- [What you will do]
Transcribe the material exactly. Images do not belong in the copy.

--- begin Records supplied ---

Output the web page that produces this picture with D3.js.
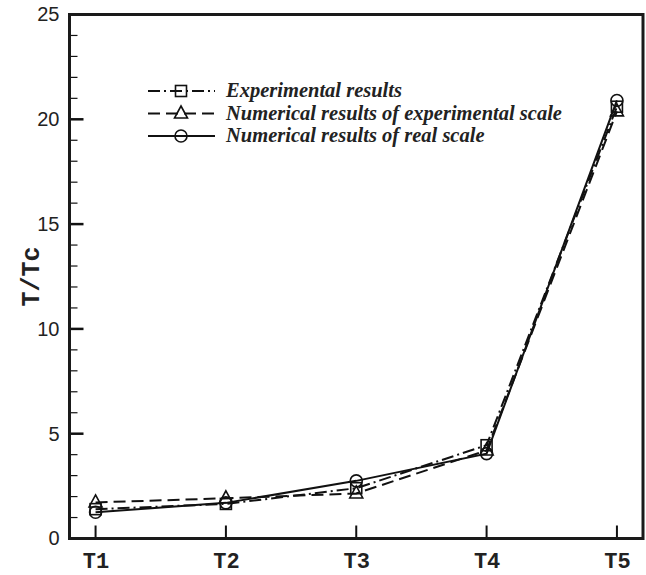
<!DOCTYPE html>
<html>
<head>
<meta charset="utf-8">
<script src="https://cdn.jsdelivr.net/npm/d3@7"></script>
<style>
  body { margin: 0; background: #fff; }
  svg { display: block; }
</style>
</head>
<body>
<svg width="646" height="575"></svg>
<script>
// data
const categories = ['T1', 'T2', 'T3', 'T4', 'T5'];
const experimental = [1.4, 1.65, 2.4, 4.45, 20.6];
const numericalExpScale = [1.72, 1.92, 2.15, 4.2, 20.38];
const numericalRealScale = [1.25, 1.7, 2.75, 4.05, 20.9];
const yTicks = [0, 5, 10, 15, 20, 25];
const legendLabels = [
  'Experimental results',
  'Numerical results of experimental scale',
  'Numerical results of real scale'
];

const svg = d3.select('svg');
const plotLeft = 69.5, plotRight = 643, plotTop = 14.5, plotBottom = 538.5;

const x = d3.scaleLinear().domain([-0.2, 4.2]).range([plotLeft, plotRight]);
const y = d3.scaleLinear().domain([0, 25]).range([plotBottom, plotTop]);

const series = [
  { values: experimental, dash: '12,4,2,4', marker: 'square' },
  { values: numericalExpScale, dash: '12,6', marker: 'triangle' },
  { values: numericalRealScale, dash: null, marker: 'circle' }
];

const g = svg.append('g');

// 折線
const line = d3.line()
  .x((d, i) => x(i))
  .y((d) => y(d));

series.forEach((s) => {
  g.append('path')
    .datum(s.values)
    .attr('d', line)
    .attr('fill', 'none')
    .attr('stroke', '#111')
    .attr('stroke-width', 2)
    .attr('stroke-dasharray', s.dash);
});

function drawMarker(sel, type, cx, cy) {
  if (type === 'square') {
    sel.append('rect')
      .attr('x', cx - 5.5).attr('y', cy - 5.5)
      .attr('width', 11).attr('height', 11)
      .attr('fill', 'none').attr('stroke', '#111').attr('stroke-width', 1.6);
  } else if (type === 'triangle') {
    sel.append('path')
      .attr('d', `M${cx},${cy - 7.5} L${cx + 6.5},${cy + 4.5} L${cx - 6.5},${cy + 4.5} Z`)
      .attr('fill', 'none').attr('stroke', '#111').attr('stroke-width', 1.6);
  } else {
    sel.append('circle')
      .attr('cx', cx).attr('cy', cy).attr('r', 6)
      .attr('fill', 'none').attr('stroke', '#111').attr('stroke-width', 1.6);
  }
}

series.forEach((s) => {
  s.values.forEach((v, i) => drawMarker(g, s.marker, x(i), y(v)));
});

// 座標軸
const yAxis = d3.axisLeft(y).tickValues(yTicks).tickSize(0).tickPadding(10);
const yAxisG = svg.append('g')
  .attr('transform', `translate(${plotLeft},0)`)
  .call(yAxis);
yAxisG.select('.domain').remove();
yAxisG.selectAll('text')
  .attr('font-family', 'Liberation Sans, Arial, sans-serif')
  .attr('font-size', 20)
  .attr('fill', '#222');

// y 主刻度 / 次刻度 (向內)
const minor = d3.range(0, 25, 1).filter((v) => v % 5 !== 0);
svg.append('g').selectAll('line')
  .data(yTicks).join('line')
  .attr('x1', plotLeft).attr('x2', plotLeft + 14)
  .attr('y1', (d) => y(d)).attr('y2', (d) => y(d))
  .attr('stroke', '#111').attr('stroke-width', 2.5);
svg.append('g').selectAll('line')
  .data(minor).join('line')
  .attr('x1', plotLeft).attr('x2', plotLeft + 8)
  .attr('y1', (d) => y(d)).attr('y2', (d) => y(d))
  .attr('stroke', '#111').attr('stroke-width', 1.2);

const xAxis = d3.axisBottom(x).tickValues(d3.range(categories.length))
  .tickFormat((i) => categories[i]).tickSize(0).tickPadding(14);
const xAxisG = svg.append('g')
  .attr('transform', `translate(0,${plotBottom})`)
  .call(xAxis);
xAxisG.select('.domain').remove();
xAxisG.selectAll('text')
  .attr('font-family', 'Liberation Mono, Courier New, monospace')
  .attr('font-weight', 'bold')
  .attr('font-size', 22)
  .attr('fill', '#222');

svg.append('g').selectAll('line')
  .data(d3.range(categories.length)).join('line')
  .attr('x1', (d) => x(d)).attr('x2', (d) => x(d))
  .attr('y1', plotBottom).attr('y2', plotBottom - 13)
  .attr('stroke', '#111').attr('stroke-width', 2);

// 外框
svg.append('rect')
  .attr('x', plotLeft).attr('y', plotTop)
  .attr('width', plotRight - plotLeft).attr('height', plotBottom - plotTop)
  .attr('fill', 'none').attr('stroke', '#1a1a1a').attr('stroke-width', 3);

// y 軸標題
svg.append('text')
  .attr('transform', `translate(39,${(plotTop + plotBottom) / 2}) rotate(-90)`)
  .attr('text-anchor', 'middle')
  .attr('font-family', 'Liberation Mono, Courier New, monospace')
  .attr('font-weight', 'bold')
  .attr('font-size', 25)
  .attr('fill', '#222')
  .text('T/Tc');

// 圖例
const legend = svg.append('g');
const legendY = d3.scalePoint().domain(d3.range(legendLabels.length)).range([91, 136]);
series.forEach((s, i) => {
  const ly = legendY(i);
  legend.append('line')
    .attr('x1', 148).attr('x2', 215)
    .attr('y1', ly).attr('y2', ly)
    .attr('stroke', '#111').attr('stroke-width', 2)
    .attr('stroke-dasharray', s.dash);
  drawMarker(legend, s.marker, 181, ly);
  legend.append('text')
    .attr('x', 226).attr('y', ly + 6)
    .attr('font-family', 'Liberation Serif, Times New Roman, serif')
    .attr('font-style', 'italic')
    .attr('font-weight', 'bold')
    .attr('font-size', 20.5)
    .attr('fill', '#222')
    .text(legendLabels[i]);
});
</script>
</body>
</html>
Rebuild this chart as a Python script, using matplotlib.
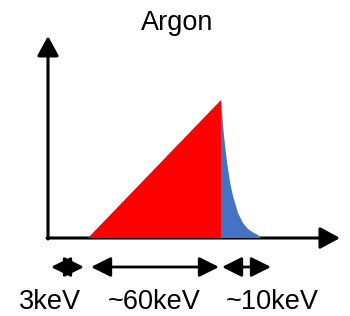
import matplotlib
matplotlib.use("Agg")
import matplotlib.pyplot as plt

plt.rcParams['font.family'] = ['Liberation Sans', 'DejaVu Sans']

# Spectrum shape (arbitrary units: energy axis, intensity axis)
red_x = [40, 173, 173]
red_y = [0, 138, 0]
tail_x = [173, 176, 179, 182, 185, 190, 195, 200, 205, 210, 213]
tail_y = [138, 102, 76, 56, 42, 25, 15, 9, 5.5, 3, 0]

# Energy bands below axis
band_start = [3, 43, 174]
band_end = [36, 171, 223]
band_labels = ["3keV", "~60keV", "~10keV"]
label_x = [2, 106, 224]

title = "Argon"

fig = plt.figure(figsize=(3.5, 3.16), dpi=100)
ax = fig.add_axes([0, 0, 1, 1])
ax.set_xlim(-48, 302)
ax.set_ylim(-78, 238)
ax.axis('off')

# fills
ax.fill(tail_x + [173], tail_y + [0], color='#4472C4', lw=0, zorder=2)
ax.fill(red_x, red_y, color='#FF0000', lw=0, zorder=3)

# axes arrows
axkw = dict(arrowstyle='-|>,head_length=0.55,head_width=0.3', lw=2.2, color='black',
            shrinkA=0, shrinkB=0, mutation_scale=22)
ax.annotate('', xy=(0, 202), xytext=(0, -1), arrowprops=axkw, zorder=1)
ax.annotate('', xy=(292, 0), xytext=(-1, 0), arrowprops=axkw, zorder=1)

# band arrows
bkw = dict(arrowstyle='<|-|>,head_length=0.6,head_width=0.3', lw=2.0, color='black',
           shrinkA=0, shrinkB=0, mutation_scale=20)
for s, e in zip(band_start, band_end):
    ax.annotate('', xy=(e, -29), xytext=(s, -29), arrowprops=bkw)

for x, lab in zip(label_x, band_labels):
    ax.text(x, -64, lab, ha='center', va='center', fontsize=19.5)

ax.text(129, 215, title, ha='center', va='center', fontsize=19.5)

fig.savefig('out.png', dpi=100)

--- end Records supplied ---

- [Solution to the problem]
Output the web page that produces this picture with D3.js.
<!DOCTYPE html>
<html>
<head>
<meta charset="utf-8">
<script src="https://cdn.jsdelivr.net/npm/d3@7"></script>
<style>
  body { margin: 0; background: #fff; }
  svg { display: block; }
</style>
</head>
<body>
<svg width="646" height="575"></svg>
<script>
// data
const categories = ['T1', 'T2', 'T3', 'T4', 'T5'];
const experimental = [1.4, 1.65, 2.4, 4.45, 20.6];
const numericalExpScale = [1.72, 1.92, 2.15, 4.2, 20.38];
const numericalRealScale = [1.25, 1.7, 2.75, 4.05, 20.9];
const yTicks = [0, 5, 10, 15, 20, 25];
const legendLabels = [
  'Experimental results',
  'Numerical results of experimental scale',
  'Numerical results of real scale'
];

const svg = d3.select('svg');
const plotLeft = 69.5, plotRight = 643, plotTop = 14.5, plotBottom = 538.5;

const x = d3.scaleLinear().domain([-0.2, 4.2]).range([plotLeft, plotRight]);
const y = d3.scaleLinear().domain([0, 25]).range([plotBottom, plotTop]);

const series = [
  { values: experimental, dash: '12,4,2,4', marker: 'square' },
  { values: numericalExpScale, dash: '12,6', marker: 'triangle' },
  { values: numericalRealScale, dash: null, marker: 'circle' }
];

const g = svg.append('g');

// 折線
const line = d3.line()
  .x((d, i) => x(i))
  .y((d) => y(d));

series.forEach((s) => {
  g.append('path')
    .datum(s.values)
    .attr('d', line)
    .attr('fill', 'none')
    .attr('stroke', '#111')
    .attr('stroke-width', 2)
    .attr('stroke-dasharray', s.dash);
});

function drawMarker(sel, type, cx, cy) {
  if (type === 'square') {
    sel.append('rect')
      .attr('x', cx - 5.5).attr('y', cy - 5.5)
      .attr('width', 11).attr('height', 11)
      .attr('fill', 'none').attr('stroke', '#111').attr('stroke-width', 1.6);
  } else if (type === 'triangle') {
    sel.append('path')
      .attr('d', `M${cx},${cy - 7.5} L${cx + 6.5},${cy + 4.5} L${cx - 6.5},${cy + 4.5} Z`)
      .attr('fill', 'none').attr('stroke', '#111').attr('stroke-width', 1.6);
  } else {
    sel.append('circle')
      .attr('cx', cx).attr('cy', cy).attr('r', 6)
      .attr('fill', 'none').attr('stroke', '#111').attr('stroke-width', 1.6);
  }
}

series.forEach((s) => {
  s.values.forEach((v, i) => drawMarker(g, s.marker, x(i), y(v)));
});

// 座標軸
const yAxis = d3.axisLeft(y).tickValues(yTicks).tickSize(0).tickPadding(10);
const yAxisG = svg.append('g')
  .attr('transform', `translate(${plotLeft},0)`)
  .call(yAxis);
yAxisG.select('.domain').remove();
yAxisG.selectAll('text')
  .attr('font-family', 'Liberation Sans, Arial, sans-serif')
  .attr('font-size', 20)
  .attr('fill', '#222');

// y 主刻度 / 次刻度 (向內)
const minor = d3.range(0, 25, 1).filter((v) => v % 5 !== 0);
svg.append('g').selectAll('line')
  .data(yTicks).join('line')
  .attr('x1', plotLeft).attr('x2', plotLeft + 14)
  .attr('y1', (d) => y(d)).attr('y2', (d) => y(d))
  .attr('stroke', '#111').attr('stroke-width', 2.5);
svg.append('g').selectAll('line')
  .data(minor).join('line')
  .attr('x1', plotLeft).attr('x2', plotLeft + 8)
  .attr('y1', (d) => y(d)).attr('y2', (d) => y(d))
  .attr('stroke', '#111').attr('stroke-width', 1.2);

const xAxis = d3.axisBottom(x).tickValues(d3.range(categories.length))
  .tickFormat((i) => categories[i]).tickSize(0).tickPadding(14);
const xAxisG = svg.append('g')
  .attr('transform', `translate(0,${plotBottom})`)
  .call(xAxis);
xAxisG.select('.domain').remove();
xAxisG.selectAll('text')
  .attr('font-family', 'Liberation Mono, Courier New, monospace')
  .attr('font-weight', 'bold')
  .attr('font-size', 22)
  .attr('fill', '#222');

svg.append('g').selectAll('line')
  .data(d3.range(categories.length)).join('line')
  .attr('x1', (d) => x(d)).attr('x2', (d) => x(d))
  .attr('y1', plotBottom).attr('y2', plotBottom - 13)
  .attr('stroke', '#111').attr('stroke-width', 2);

// 外框
svg.append('rect')
  .attr('x', plotLeft).attr('y', plotTop)
  .attr('width', plotRight - plotLeft).attr('height', plotBottom - plotTop)
  .attr('fill', 'none').attr('stroke', '#1a1a1a').attr('stroke-width', 3);

// y 軸標題
svg.append('text')
  .attr('transform', `translate(39,${(plotTop + plotBottom) / 2}) rotate(-90)`)
  .attr('text-anchor', 'middle')
  .attr('font-family', 'Liberation Mono, Courier New, monospace')
  .attr('font-weight', 'bold')
  .attr('font-size', 25)
  .attr('fill', '#222')
  .text('T/Tc');

// 圖例
const legend = svg.append('g');
const legendY = d3.scalePoint().domain(d3.range(legendLabels.length)).range([91, 136]);
series.forEach((s, i) => {
  const ly = legendY(i);
  legend.append('line')
    .attr('x1', 148).attr('x2', 215)
    .attr('y1', ly).attr('y2', ly)
    .attr('stroke', '#111').attr('stroke-width', 2)
    .attr('stroke-dasharray', s.dash);
  drawMarker(legend, s.marker, 181, ly);
  legend.append('text')
    .attr('x', 226).attr('y', ly + 6)
    .attr('font-family', 'Liberation Serif, Times New Roman, serif')
    .attr('font-style', 'italic')
    .attr('font-weight', 'bold')
    .attr('font-size', 20.5)
    .attr('fill', '#222')
    .text(legendLabels[i]);
});
</script>
</body>
</html>
Rebuild this chart as a Python script, using matplotlib.
import matplotlib
matplotlib.use("Agg")
import matplotlib.pyplot as plt

plt.rcParams['font.family'] = ['Liberation Sans', 'DejaVu Sans']

# Spectrum shape (arbitrary units: energy axis, intensity axis)
red_x = [40, 173, 173]
red_y = [0, 138, 0]
tail_x = [173, 176, 179, 182, 185, 190, 195, 200, 205, 210, 213]
tail_y = [138, 102, 76, 56, 42, 25, 15, 9, 5.5, 3, 0]

# Energy bands below axis
band_start = [3, 43, 174]
band_end = [36, 171, 223]
band_labels = ["3keV", "~60keV", "~10keV"]
label_x = [2, 106, 224]

title = "Argon"

fig = plt.figure(figsize=(3.5, 3.16), dpi=100)
ax = fig.add_axes([0, 0, 1, 1])
ax.set_xlim(-48, 302)
ax.set_ylim(-78, 238)
ax.axis('off')

# fills
ax.fill(tail_x + [173], tail_y + [0], color='#4472C4', lw=0, zorder=2)
ax.fill(red_x, red_y, color='#FF0000', lw=0, zorder=3)

# axes arrows
axkw = dict(arrowstyle='-|>,head_length=0.55,head_width=0.3', lw=2.2, color='black',
            shrinkA=0, shrinkB=0, mutation_scale=22)
ax.annotate('', xy=(0, 202), xytext=(0, -1), arrowprops=axkw, zorder=1)
ax.annotate('', xy=(292, 0), xytext=(-1, 0), arrowprops=axkw, zorder=1)

# band arrows
bkw = dict(arrowstyle='<|-|>,head_length=0.6,head_width=0.3', lw=2.0, color='black',
           shrinkA=0, shrinkB=0, mutation_scale=20)
for s, e in zip(band_start, band_end):
    ax.annotate('', xy=(e, -29), xytext=(s, -29), arrowprops=bkw)

for x, lab in zip(label_x, band_labels):
    ax.text(x, -64, lab, ha='center', va='center', fontsize=19.5)

ax.text(129, 215, title, ha='center', va='center', fontsize=19.5)

fig.savefig('out.png', dpi=100)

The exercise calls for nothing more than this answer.